Stakeholders were very interested in the question of flexibility and saw a need for further assessment of 1) the demand for flexibility (how much flexibility is actually needed), and 2) what the potential for flexibility is (how much can be provided within the energy system). Both these questions are naturally impacted by technologies and market structures, and hence the discussion also circulated on what technologies and flexibility measures are most relevant to include in analyses. These include, but are not limited to, various forms of energy storage (electricity, pumped hydro, methane, hydrogen), interconnection and grid infrastructure, smart grids, price signals (locational/zonal pricing), V2G charging, domestic heat pumps. Defining flexibility needs some attention, both in terms of spatial scale (national, regional, local), and temporal scale (seconds, minute, hourly, annual). 

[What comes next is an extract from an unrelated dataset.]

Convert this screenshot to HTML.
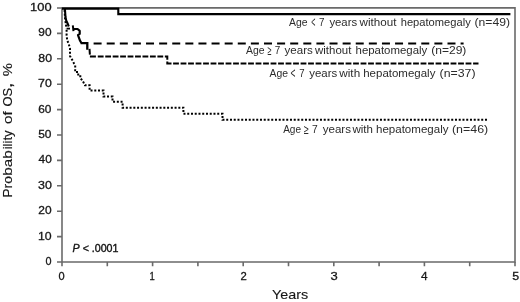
<!DOCTYPE html>
<html><head><meta charset="utf-8"><style>
html,body{margin:0;padding:0;background:#fff;width:520px;height:302px;overflow:hidden}
svg{display:block;filter:grayscale(1)}
text{font-family:"Liberation Sans",sans-serif;fill:#161616}
.lb text{fill:#2b2b2b}
</style></head><body>
<svg width="520" height="302" viewBox="0 0 520 302">
<g stroke="#6a6a6a" stroke-width="1.6" fill="none">
<path d="M62,7.9 H515 V262 H57"/>
<path d="M62,7.2 V266.2"/>
<path d="M57,236.6 H62 M57,211.2 H62 M57,185.8 H62 M57,160.4 H62 M57,135.0 H62 M57,109.6 H62 M57,84.2 H62 M57,58.8 H62 M57,33.4 H62 M57,8.0 H62"/>
<path d="M107.3,262 V266.2 M152.6,262 V266.2 M197.9,262 V266.2 M243.2,262 V266.2 M288.5,262 V266.2 M333.8,262 V266.2 M379.1,262 V266.2 M424.4,262 V266.2 M469.7,262 V266.2 M515.0,262 V266.2"/>
</g>
<text x="45.43" y="265.0" font-size="11.5" textLength="6.03" lengthAdjust="spacingAndGlyphs" stroke="#161616" stroke-width="0.3">0</text>
<text x="38.01" y="239.6" font-size="11.5" textLength="13.67" lengthAdjust="spacingAndGlyphs" stroke="#161616" stroke-width="0.3">10</text>
<text x="38.28" y="214.2" font-size="11.5" textLength="13.28" lengthAdjust="spacingAndGlyphs" stroke="#161616" stroke-width="0.3">20</text>
<text x="38.06" y="188.8" font-size="11.5" textLength="13.83" lengthAdjust="spacingAndGlyphs" stroke="#161616" stroke-width="0.3">30</text>
<text x="38.63" y="163.4" font-size="11.5" textLength="13.18" lengthAdjust="spacingAndGlyphs" stroke="#161616" stroke-width="0.3">40</text>
<text x="38.19" y="138.0" font-size="11.5" textLength="13.29" lengthAdjust="spacingAndGlyphs" stroke="#161616" stroke-width="0.3">50</text>
<text x="38.27" y="112.6" font-size="11.5" textLength="13.20" lengthAdjust="spacingAndGlyphs" stroke="#161616" stroke-width="0.3">60</text>
<text x="38.10" y="87.2" font-size="11.5" textLength="13.66" lengthAdjust="spacingAndGlyphs" stroke="#161616" stroke-width="0.3">70</text>
<text x="38.32" y="61.8" font-size="11.5" textLength="13.71" lengthAdjust="spacingAndGlyphs" stroke="#161616" stroke-width="0.3">80</text>
<text x="38.27" y="36.4" font-size="11.5" textLength="13.24" lengthAdjust="spacingAndGlyphs" stroke="#161616" stroke-width="0.3">90</text>
<text x="30.14" y="11.0" font-size="11.5" textLength="21.46" lengthAdjust="spacingAndGlyphs" stroke="#161616" stroke-width="0.3">100</text>
<text x="58.58" y="280.0" font-size="11.5" textLength="6.14" lengthAdjust="spacingAndGlyphs" stroke="#161616" stroke-width="0.3">0</text>
<text x="149.47" y="280.0" font-size="11.5" textLength="5.27" lengthAdjust="spacingAndGlyphs" stroke="#161616" stroke-width="0.3">1</text>
<text x="240.52" y="280.0" font-size="11.5" textLength="6.29" lengthAdjust="spacingAndGlyphs" stroke="#161616" stroke-width="0.3">2</text>
<text x="330.40" y="280.0" font-size="11.5" textLength="7.24" lengthAdjust="spacingAndGlyphs" stroke="#161616" stroke-width="0.3">3</text>
<text x="421.10" y="280.0" font-size="11.5" textLength="6.56" lengthAdjust="spacingAndGlyphs" stroke="#161616" stroke-width="0.3">4</text>
<text x="512.16" y="280.0" font-size="11.5" textLength="6.90" lengthAdjust="spacingAndGlyphs" stroke="#161616" stroke-width="0.3">5</text>
<text x="272.12" y="299.4" font-size="13.3" textLength="36.09" lengthAdjust="spacingAndGlyphs" stroke="#161616" stroke-width="0.12">Years</text>
<text x="72.57" y="251.7" font-size="11" textLength="45.92" lengthAdjust="spacingAndGlyphs" stroke="#161616" stroke-width="0.4"><tspan font-style="italic">P</tspan> &lt; .0001</text>
<text transform="translate(12.4,197.66) rotate(-90)" font-size="13.3" textLength="21.67" lengthAdjust="spacingAndGlyphs" stroke="#161616" stroke-width="0.12">Pro</text>
<text transform="translate(12.4,175.65) rotate(-90)" font-size="13.3" textLength="25.38" lengthAdjust="spacingAndGlyphs" stroke="#161616" stroke-width="0.12">bab</text>
<text transform="translate(12.4,149.30) rotate(-90)" font-size="13.3" textLength="19.01" lengthAdjust="spacingAndGlyphs" stroke="#161616" stroke-width="0.12">ility</text>
<text transform="translate(12.4,123.97) rotate(-90)" font-size="13.3" textLength="12.75" lengthAdjust="spacingAndGlyphs" stroke="#161616" stroke-width="0.12">of</text>
<text transform="translate(12.4,106.49) rotate(-90)" font-size="13.3" textLength="18.63" lengthAdjust="spacingAndGlyphs" stroke="#161616" stroke-width="0.12">OS</text>
<text transform="translate(12.4,87.67) rotate(-90)" font-size="16" textLength="4.82" lengthAdjust="spacingAndGlyphs" stroke="#161616" stroke-width="0.3">,</text>
<text transform="translate(12.4,76.28) rotate(-90)" font-size="13.3" textLength="13.14" lengthAdjust="spacingAndGlyphs" stroke="#161616" stroke-width="0.12">%</text>
<g class="lb">
<text x="289.11" y="26.0" font-size="10.8" textLength="18.53" lengthAdjust="spacingAndGlyphs">Age</text>
<text x="311.22" y="27.3" font-size="15" textLength="4.15" lengthAdjust="spacingAndGlyphs">&lt;</text>
<text x="318.92" y="26.0" font-size="10.8" textLength="5.44" lengthAdjust="spacingAndGlyphs">7</text>
<text x="329.40" y="26.0" font-size="10.8" textLength="27.75" lengthAdjust="spacingAndGlyphs">years</text>
<text x="359.58" y="26.0" font-size="10.8" textLength="36.90" lengthAdjust="spacingAndGlyphs">without</text>
<text x="400.71" y="26.0" font-size="10.8" textLength="70.02" lengthAdjust="spacingAndGlyphs">hepatomegaly</text>
<text x="474.54" y="26.0" font-size="10.8" textLength="35.46" lengthAdjust="spacingAndGlyphs">(n=49)</text>
<text x="246.11" y="54.0" font-size="10.8" textLength="18.53" lengthAdjust="spacingAndGlyphs">Age</text>
<text x="267.41" y="54.8" font-size="13.5" textLength="3.90" lengthAdjust="spacingAndGlyphs">≥</text>
<text x="274.64" y="54.0" font-size="10.8" textLength="5.50" lengthAdjust="spacingAndGlyphs">7</text>
<text x="284.60" y="54.0" font-size="10.8" textLength="28.27" lengthAdjust="spacingAndGlyphs">years</text>
<text x="315.07" y="54.0" font-size="10.8" textLength="36.27" lengthAdjust="spacingAndGlyphs">without</text>
<text x="355.54" y="54.0" font-size="10.8" textLength="71.77" lengthAdjust="spacingAndGlyphs">hepatomegaly</text>
<text x="431.21" y="54.0" font-size="10.8" textLength="35.17" lengthAdjust="spacingAndGlyphs">(n=29)</text>
<text x="269.51" y="76.7" font-size="10.8" textLength="18.48" lengthAdjust="spacingAndGlyphs">Age</text>
<text x="290.47" y="78.0" font-size="15" textLength="4.94" lengthAdjust="spacingAndGlyphs">&lt;</text>
<text x="299.13" y="76.7" font-size="10.8" textLength="5.33" lengthAdjust="spacingAndGlyphs">7</text>
<text x="309.21" y="76.7" font-size="10.8" textLength="27.98" lengthAdjust="spacingAndGlyphs">years</text>
<text x="339.32" y="76.7" font-size="10.8" textLength="20.83" lengthAdjust="spacingAndGlyphs">with</text>
<text x="363.24" y="76.7" font-size="10.8" textLength="72.16" lengthAdjust="spacingAndGlyphs">hepatomegaly</text>
<text x="439.63" y="76.7" font-size="10.8" textLength="35.91" lengthAdjust="spacingAndGlyphs">(n=37)</text>
<text x="283.14" y="133.0" font-size="10.8" textLength="17.88" lengthAdjust="spacingAndGlyphs">Age</text>
<text x="303.87" y="133.8" font-size="13.5" textLength="4.87" lengthAdjust="spacingAndGlyphs">≥</text>
<text x="311.90" y="133.0" font-size="10.8" textLength="5.71" lengthAdjust="spacingAndGlyphs">7</text>
<text x="322.68" y="133.0" font-size="10.8" textLength="28.30" lengthAdjust="spacingAndGlyphs">years</text>
<text x="352.43" y="133.0" font-size="10.8" textLength="20.47" lengthAdjust="spacingAndGlyphs">with</text>
<text x="375.96" y="133.0" font-size="10.8" textLength="72.58" lengthAdjust="spacingAndGlyphs">hepatomegaly</text>
<text x="451.91" y="133.0" font-size="10.8" textLength="36.28" lengthAdjust="spacingAndGlyphs">(n=46)</text>
</g>
<g fill="none" stroke="#000" stroke-width="2.1">
<path d="M62,8.6 H118.3 V14.1 H510.4"/>
</g>
<g fill="none" stroke="#000" stroke-width="2">
<!-- early overlapping band -->
<path d="M64.6,10 L64.8,14 L65,18 L65.4,21 L65.9,24.5 L66.5,28.5" stroke-width="2" stroke-dasharray="2 1.7"/>
<path d="M64.9,8.8 L65.2,13 L65.5,17 L66.2,20.5 L67.6,23.5 L68.8,26.5" stroke-width="2.1"/>
<path d="M66.6,28.6 H70" stroke-width="1.8"/>
<path d="M72.8,25.3 L73.5,31.2"/>
<path d="M73.3,29 H77.6 L79.7,30.8 V33.8 L78,35.2 L79,37.8 L80.1,40.8 L81.4,43" stroke-width="2.2" stroke-linejoin="round"/>
<path d="M80.6,43.1 H87.3 V49.8" stroke-width="2.3"/>
<path d="M89.5,48.9 L89.9,54.6 M89.9,56.5 H95.9"/>
<!-- long dash -->
<path d="M93.6,43.4 H463.6" stroke-dasharray="8 5.107"/>
<!-- short dash -->
<path d="M97.8,56.5 H167.3 V60" stroke-dasharray="5.8 1.65"/>
<path d="M167.3,61.6 V63.4 H171.5"/>
<path d="M173.1,63.4 H478.5" stroke-dasharray="5.8 1.7"/>
</g>
<g fill="none" stroke="#000" stroke-width="2" stroke-dasharray="2 1.75" id="dots">
<path id="dotp" d="M66.6,29.8 V35.5 L67.3,40.7 L68.6,43.3 L69.3,46 L70,48.6 V56 L71.3,58.5 L72.6,60.5 L73.9,63.2 L75.2,65.2 V70.3 H77 V74.6 H80.3 V78.6 L82.3,80 L83.6,82.6 L84.9,85.2 H89.6 V90.5 H103.5 V96.5 H112.5 V101.7 H122.6 V107.7 H183.4 V113.8 H222.5 V119.8 H487"/>
</g>

</svg>
</body></html>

The question on energy system security was also among stakeholders considered timely and relevant. Key indicators should be able to evaluate aspects of: 

•    Supply diversity (gas supply diversification, raw material supply, oil depletion scenario, biophysical limits). 
•    Import dependency (supply chain diversity, geopolitical conflict constrains, non-energy resources - e.g., rare earths etc).
•    Clean tech manufacturing (What part of the value chain of a technology within EU boundaries, e.g. batteries, Share of domestic manufacturing). 
•    Reliability indicators (Ancillary system needs, for electricity: Loss of load expectation (LOLE), Expected energy not served (EENS), Prices 
•    Interconnection relevance

The discussion on resilience started with a discussion on how to distinguish security and resilience. A general agreement could be established that security is mainly connected to long-term issues, whereas resilience is the evaluation of the short-term functioning of a system, including short-term fluctuations, demand side response, etc.. One indicators of resilience could include evaluation of what level of system shock the system is able to address (e.g., X amount of MW outage). 

Further important aspects to be included in indicators include: 
The available dispatchable capacity of a system, and the dependency on fossil fuel based dispatchable capacity, and dependency on water/river availability for dispatchable hydro power. Resilience of RES infrastructure to more intense weather/storms, adaptation vs no adaptation scenarios, impacts of temperature variations. 

•    Flexible demands (smart meters, V2G, variable price contracts for end users and elasticity of demand). 
•    Electricity demand (energy efficiency, steeply rising el. demand for cooling (in absolute terms, since it will rise also in countries where now it's nearly 0), climate dependency of demand). 
•    Price cannibalisation of RES (Storages could, in the future, help balance electricity prices 
•    Consideration of various risks e.g., climate hazards).